Subtitled "Why the Free Market Works and Half-Baked Theories Don't," this book released Monday by John R. Lott, Jr. had a different subtitle in the first catalog I saw it in (tonight): "Why the Free Market Works and Freaky Theories Don't."
This second (or, I think, first) version echoes not only what John Lott, the famous gun-control opponent, hopes will happen to the popularity and sales of his book, but may even hark back to a bit of slander against him committed in the pages of "Freakonomics," the most popular book on the subject of the dismal science that I can recall within my adult life.

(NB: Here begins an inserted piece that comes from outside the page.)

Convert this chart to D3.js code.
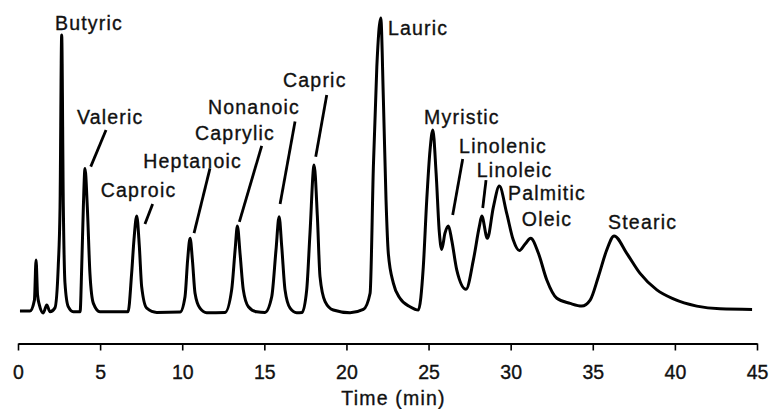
<!DOCTYPE html>
<html>
<head>
<meta charset="utf-8">
<script src="https://cdn.jsdelivr.net/npm/d3@7"></script>
<style>
  body { margin: 0; background: #fff; }
  text { font-family: "Liberation Sans", Arial, sans-serif; fill: #111; stroke: #111; stroke-width: 0.35px; }
</style>
</head>
<body>
<div id="chart"></div>
<script>
const width = 770;
const height = 409;

// chromatogram trace: time (min) and detector signal (arbitrary units)
const timeMin = [0.12, 0.73, 1.00, 1.10, 1.19, 1.30, 1.54, 1.75, 1.95, 2.25,
  2.45, 2.56, 2.66, 2.76, 2.86, 3.06, 3.37, 3.78, 3.88, 3.98,
  4.08, 4.22, 4.38, 4.59, 4.99, 6.70, 6.92, 7.06, 7.23, 7.39,
  7.53, 7.84, 8.45, 9.87, 10.17, 10.33, 10.48, 10.62, 10.78, 11.08,
  11.49, 12.61, 13.01, 13.22, 13.36, 13.52, 13.72, 14.03, 14.54, 15.04,
  15.45, 15.71, 15.90, 16.06, 16.26, 16.57, 16.97, 17.30, 17.58, 17.78,
  18.03, 18.23, 18.39, 18.70, 19.20, 20.22, 21.03, 21.44, 21.64, 21.85,
  22.09, 22.25, 22.41, 22.55, 22.86, 23.26, 23.87, 24.38, 24.68, 24.89,
  25.09, 25.26, 25.46, 25.66, 25.80, 26.00, 26.21, 26.41, 26.72, 27.28,
  27.73, 28.09, 28.24, 28.58, 28.95, 29.31, 29.76, 30.16, 30.53, 30.88,
  31.22, 31.69, 32.20, 32.81, 33.62, 34.33, 34.84, 35.34, 35.85, 36.30,
  37.07, 37.88, 38.90, 39.91, 41.33, 42.75, 44.70];
const signal = [0.7, 0.7, 4.3, 17.7, 6.0, 2.7, 0.0, 2.7, 0.4, 1.7,
  15.4, 35.4, 92.7, 35.4, 10.0, 2.1, 0.4, 0.4, 15.4, 35.4,
  48.2, 35.4, 13.2, 3.2, 0.4, 0.4, 13.2, 24.3, 32.3, 22.1,
  8.8, 1.6, 0.2, 0.3, 5.4, 17.7, 24.9, 17.7, 6.6, 1.6,
  0.1, 0.2, 7.7, 21.0, 29.0, 19.9, 7.7, 2.1, 0.4, 0.2,
  5.4, 21.0, 32.1, 22.1, 7.7, 1.6, 0.1, 0.2, 7.7, 26.6,
  49.3, 32.1, 12.1, 3.8, 1.0, 0.1, 1.2, 6.6, 48.8, 82.1,
  98.3, 71.0, 37.7, 19.9, 9.9, 4.9, 2.1, 1.0, 15.4, 37.7,
  54.3, 61.0, 46.6, 26.6, 21.2, 26.6, 29.0, 24.3, 14.3, 7.9,
  17.7, 28.8, 32.3, 24.9, 35.4, 42.3, 33.2, 24.3, 20.8, 23.0,
  24.9, 19.9, 11.0, 4.9, 3.2, 2.3, 4.3, 12.1, 21.0, 25.7,
  19.9, 13.2, 7.7, 4.7, 2.3, 1.4, 1.2];

// peak labels: name, where the text sits (time, signal) and leader line ends
const peakNames = ["Butyric", "Valeric", "Caproic", "Heptanoic", "Caprylic", "Nonanoic", "Capric",
  "Lauric", "Myristic", "Linolenic", "Linoleic", "Palmitic", "Oleic", "Stearic"];
const labelTime = [2.25, 3.59, 5.04, 7.63, 10.78, 11.57, 16.14, 22.53, 24.73, 26.86, 27.94, 29.84, 30.68, 35.93];
const labelSignal = [94.3, 63.0, 38.7, 48.5, 57.7, 66.3, 75.3, 92.7, 63.0, 53.3, 45.4, 37.7, 29.0, 28.0];
const leaders = [null, [5.36, 61.0, 4.43, 48.8], [8.20, 36.3, 7.73, 29.7], [11.69, 48.2, 10.72, 26.6],
  [14.84, 55.7, 13.48, 30.4], [16.87, 63.8, 15.96, 36.3], [18.80, 72.7, 18.13, 52.1],
  null, null, [27.08, 51.3, 26.47, 32.7], [28.50, 44.3, 28.30, 35.0], null, null, null];

const xTicks = [0, 5, 10, 15, 20, 25, 30, 35, 40, 45];

const svg = d3.select("#chart").append("svg")
    .attr("width", width).attr("height", height);

const x = d3.scaleLinear().domain([0, 45]).range([18, 757]);
const y = d3.scaleLinear().domain([0, 100]).range([313, 13]);

const line = d3.line()
    .x(i => x(timeMin[i]))
    .y(i => y(signal[i]))
    .curve(d3.curveMonotoneX);

svg.append("path")
    .attr("d", line(d3.range(timeMin.length)))
    .attr("fill", "none")
    .attr("stroke", "#000")
    .attr("stroke-width", 3)
    .attr("stroke-linejoin", "round");

// leader lines
svg.append("g").selectAll("line")
    .data(leaders.filter(d => d))
    .enter().append("line")
    .attr("x1", d => x(d[0])).attr("y1", d => y(d[1]))
    .attr("x2", d => x(d[2])).attr("y2", d => y(d[3]))
    .attr("stroke", "#000")
    .attr("stroke-width", 2.8);

svg.append("g").selectAll("text")
    .data(peakNames)
    .enter().append("text")
    .attr("x", (d, i) => x(labelTime[i]))
    .attr("y", (d, i) => y(labelSignal[i]))
    .style("font-size", "19.5px")
    .style("letter-spacing", "1.2px")
    .text(d => d);

// time axis
const axis = svg.append("g")
    .attr("transform", "translate(0,343.5)")
    .call(d3.axisBottom(x).tickValues(xTicks).tickSize(7).tickSizeOuter(0).tickPadding(15));

axis.select(".domain").attr("stroke", "#000").attr("stroke-width", 2);
axis.selectAll(".tick line").attr("stroke", "#000").attr("stroke-width", 1.6);
axis.selectAll(".tick text")
    .style("font-size", "19.5px")
    .style("font-family", "'Liberation Sans', Arial, sans-serif")
    .attr("fill", "#111");

svg.append("text")
    .attr("x", (x.range()[0] + x.range()[1]) / 2 + 6)
    .attr("y", 405)
    .attr("text-anchor", "middle")
    .style("font-size", "19.5px")
    .style("letter-spacing", "1.2px")
    .text("Time (min)");
</script>
</body>
</html>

The slander concerns the statement in the book that other researchers "haven't been able to replicate" Lott's controversial research that suggested that gun deaths decline in states that have adopted policies of licensing ordinary citizens to carry guns. Lott had presented his findings in at least one book previous to Freakonomics, but this is his first since the publication of that book, which I haven't read and don't plan to. Lott's book(s) have sold pretty well in their own right, but not like Freako.
Lott actually sued Steven Levitt for libel for this remark, because researchers seeking to falsify Lott's conclusions have indeed replicated his findings, in the strict academic (economic) sense of that word. I seem to recall that the remark is absent from editions of Freakonomics subsequent to the first edition.
In any case, Lott's new book (I haven't read his earlier works because they were pretty much limited to gun control) looks to me like a must read, so for whoever cares, I promise to read (or listen to, as I often do) this book.